◆ Work instructions:
Reproduce all lines of the listing below in which the word "picture" occurs.

++++++++

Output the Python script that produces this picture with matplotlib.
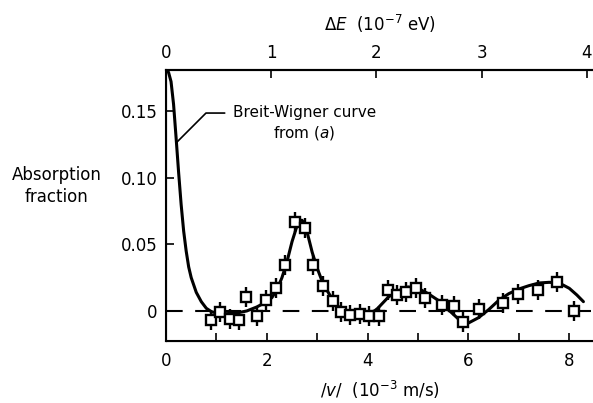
import matplotlib
matplotlib.use("Agg")
import matplotlib.pyplot as plt
from matplotlib.ticker import FixedLocator

plt.rcParams['font.family'] = ['DejaVu Sans']
plt.rcParams['mathtext.fontset'] = 'dejavusans'

# Smooth theoretical curve
curve_v = [0.00, 0.05, 0.10, 0.15, 0.20, 0.25, 0.30, 0.35, 0.40, 0.45, 0.50, 0.60,
           0.70, 0.80, 0.90, 1.00, 1.20, 1.40, 1.60, 1.80, 2.00, 2.10, 2.20, 2.30,
           2.40, 2.50, 2.60, 2.65, 2.70, 2.75, 2.80, 2.90, 3.00, 3.10, 3.20, 3.30,
           3.40, 3.50, 3.60, 3.80, 4.00, 4.10, 4.20, 4.30, 4.40, 4.50, 4.60, 4.80,
           5.00, 5.20, 5.40, 5.60, 5.80, 5.90, 6.00, 6.20, 6.40, 6.60, 6.80, 7.00,
           7.20, 7.40, 7.60, 7.80, 8.00, 8.15, 8.28]
curve_y = [0.180, 0.179, 0.172, 0.155, 0.130, 0.104, 0.080, 0.060, 0.045, 0.033, 0.025, 0.014,
           0.007, 0.002, -0.0005, -0.0015, -0.002, -0.0015, 0.000, 0.003, 0.007, 0.010, 0.016, 0.025,
           0.037, 0.052, 0.064, 0.068, 0.068, 0.065, 0.059, 0.044, 0.032, 0.022, 0.015, 0.009,
           0.004, 0.001, -0.001, -0.002, -0.002, -0.001, 0.002, 0.006, 0.010, 0.013, 0.015, 0.018,
           0.017, 0.013, 0.008, 0.001, -0.006, -0.009, -0.009, -0.005, 0.001, 0.008, 0.013, 0.0165,
           0.019, 0.021, 0.0215, 0.021, 0.017, 0.012, 0.007]

# Measured points
data_v = [0.89, 1.07, 1.27, 1.45, 1.59, 1.80, 1.98, 2.18, 2.37, 2.56, 2.76, 2.92,
          3.12, 3.32, 3.47, 3.65, 3.85, 4.03, 4.23, 4.41, 4.58, 4.76, 4.96, 5.14,
          5.47, 5.71, 5.89, 6.20, 6.68, 6.99, 7.37, 7.75, 8.10]
data_y = [-0.0067, -0.001, -0.006, -0.007, 0.0107, -0.0035, 0.008, 0.017, 0.0345, 0.067, 0.0625, 0.0345,
          0.0187, 0.0077, -0.001, -0.003, -0.0025, -0.004, -0.004, 0.016, 0.012, 0.0145, 0.017, 0.010,
          0.0045, 0.004, -0.008, 0.0013, 0.0057, 0.013, 0.0157, 0.0215, 0.000]
data_err = [0.0075] * len(data_v)

x_ticks = [0, 2, 4, 6, 8]
x_minor = [1, 3, 5, 7]
y_ticks = [0, 0.05, 0.10, 0.15]
y_labels = ['0', '0.05', '0.10', '0.15']
top_ticks = [0, 1, 2, 3, 4]
v_per_dE = 2.0875

fig = plt.figure(figsize=(5.93, 4.03), dpi=100)
ax = fig.add_axes([166/593, 1-341/403, 1-166/593, (341-70)/403])

xmax = 8.47
ax.set_xlim(0, xmax)
ax.set_ylim(-0.0225, 0.1807)

ax.axhline(0, color='black', lw=1.5, dashes=(8, 6))
ax.plot(curve_v, curve_y, color='black', lw=2.2, solid_capstyle='round', zorder=3)
ax.errorbar(data_v, data_y, yerr=data_err, fmt='s', ms=7, mfc='white', mec='black',
            mew=1.7, ecolor='black', elinewidth=1.7, capsize=0, zorder=4)

for s in ['left', 'bottom', 'top']:
    ax.spines[s].set_linewidth(1.5)
ax.spines['right'].set_visible(False)

ax.set_xticks(x_ticks)
ax.xaxis.set_minor_locator(FixedLocator(x_minor))
ax.set_yticks(y_ticks)
ax.set_yticklabels(y_labels)
ax.tick_params(axis='x', which='both', direction='in', length=6, width=1.2, labelsize=12, pad=8)
ax.tick_params(axis='y', direction='in', length=6, width=1.2, labelsize=12, pad=6)
ax.tick_params(top=False, right=False)

ax.set_xlabel('/$v$/  (10$^{-3}$ m/s)', fontsize=12, labelpad=6)

ax2 = ax.twiny()
ax2.set_xlim(0, xmax / v_per_dE)
ax2.set_xticks(top_ticks)
ax2.tick_params(axis='x', direction='in', length=6, width=1.2, labelsize=12, pad=6)
ax2.spines['right'].set_visible(False)
ax2.spines['top'].set_linewidth(1.5)
ax2.set_xlabel(r'$\Delta E$  (10$^{-7}$ eV)', fontsize=12, labelpad=9)

fig.text(57/593, 1-186/403, 'Absorption\nfraction', ha='center', va='center',
         fontsize=12, linespacing=1.25)

ax.annotate('Breit-Wigner curve\nfrom ($a$)', xy=(0.2, 0.126), xytext=(1.33, 0.1405),
            ha='left', va='center', multialignment='center', fontsize=11, linespacing=1.35,
            arrowprops=dict(arrowstyle='-', color='black', lw=1.2, relpos=(0, 0.78),
                            connectionstyle='angle,angleA=0,angleB=45,rad=0',
                            shrinkA=4, shrinkB=0))

fig.savefig('out.png', dpi=100)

++++++++

◆ Reply to the task:
Output the Python script that produces this picture with matplotlib.

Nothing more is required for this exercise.